Città di Vicenza

23/11/2005

Tre maestri veneti dell'incisione in mostra alla Chiesa di S. Ambrogio

Inaugurazione sabato 26

Sabato 26 novembre, alle 18.30, nella chiesa dei SS. Ambrogio e Bellino, a Vicenza, si inaugura la mostra Tre maestri veneti dell'incisione: Giovanni Barbisan, Lino Bianchi Barriviera, Cesco Magnolato, che resterà aperta sino al 6 gennaio 2006 (apertura al pubblico da domenica 27, dalle 15 alle 19, chiuso il lunedì, ingresso libero). La mostra, curata da Stefania Portinari, si inserisce nella programmazione culturale dell'Assessorato alle Attività Culturali del Comune come secondo segmento del progetto "Vicenza per la grafica" che nella sua prima parte, allestita nei mesi estivi, aveva proposto le personali di Giovanni Turria, Guido Strazza ed Ernesto Lomazzi.
L'iniziativa è sostenuta dalla Regione Veneto; informazioni ai numeri 0444/222114, 222101; e-mail: uffmostre@comune.vicenza.it., catalogo disponibile in mostra.

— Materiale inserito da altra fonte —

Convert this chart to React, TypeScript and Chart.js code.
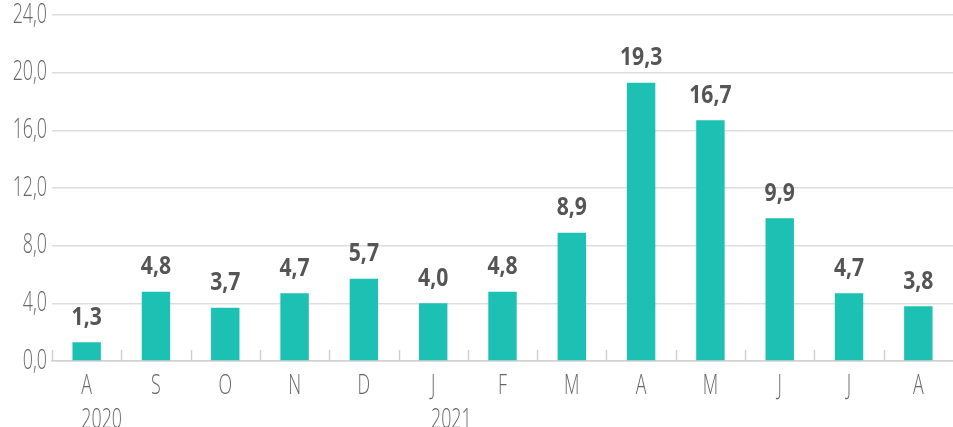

Bianchi Barriviera e Magnolato, legati all'Associazione Incisori Veneti, sono stati importanti punti di riferimento per il mondo dell'arte grazie anche alle loro attività di docenti e studiosi: il primo, autore di un testo tra i più importanti nel campo della tecnica incisoria, fu attivo all'Accademia di Belle Arti di Roma, il secondo a quella di Venezia, dove entrò come docente sin da giovanissimo.
Barbisan, invece, di indole più riservata, ha dedicato i suoi anni ad una incessante meditazione sul lento fluire della vita, attraverso immagini che rappresentano i paesaggi di Treviso (città dove nacque nel 1914) e dei suoi dintorni. Le sue sono incisioni "a punta d'angelo", particolarmente delicate, mentre il segno si avvicina a quello morandiano. La vena intimista e lirica delle sue nature morte degli anni Trenta, immobili, non in divenire, risente di influssi novecenteschi. Barbisan, scomparso nel 1988, è fedele a un impianto poetico introspettivo e ad un modus operandi meditativo che Guido Perocco paragona a quello dei grandi grafici del Settecento.
Diversa la vicenda di Lino Bianchi Barriviera (1906-1985), trevigiano anch'egli, viaggiatore per destino e per motivi professionali. La luce si caratterizza per lui in modo più drammatico, secondo gli influssi del suo peregrinare. I suoi contenuti vivono tra la contraddittorietà dei neri, che affondano nel cupo, e la luce che cerca di esprimere ora la vividezza dei cieli tersi romani, ora l'offuscata umbratilità degli altopiani etiopici. Se l'arte di Barbisan si declina in toni di grigio, Bianchi Barriviera è estremo: il suo segno è spesso sgretolato, la morsura usata in modo più emotivo, passionale. Importante, in questo senso, nel suo corpus incisorio, è la cartella composta da sessanta tavole illustrative e da cinque fogli complementari, con esplicazioni e dediche, sulle chiese monolitiche di Lalibelà, di cui la mostra presenta alcuni esemplari.
Cesco Magnolato, nato a Noventa di Piave nel 1926, insegue un segno incessante, non tonale ma spasmodico, espressionista. Pur collocandosi all'interno della tradizione della scuola incisoria veneta, utilizza l'acquatinta in aggiunta all'acquaforte per coadiuvare una figuratività già carica di intensità: con un segno-disegno lontano dal segno-tratto di Barbisan e dal chiaroscuro drammatico di Bianchi Barriviera, contorna l'immagine tracciandola con "furor dinamico", deformando i visi e le figure per esprimere il loro dolore, la vitalità che le anima. L'urgenza della denuncia sociale, i temi di impegno morale e i riferimenti alla Resistenza o, nel ciclo degli Esodi, allo strazio della condizione dei profughi, fanno prorompere dalle opere una rapidità segnica senza ripensamenti.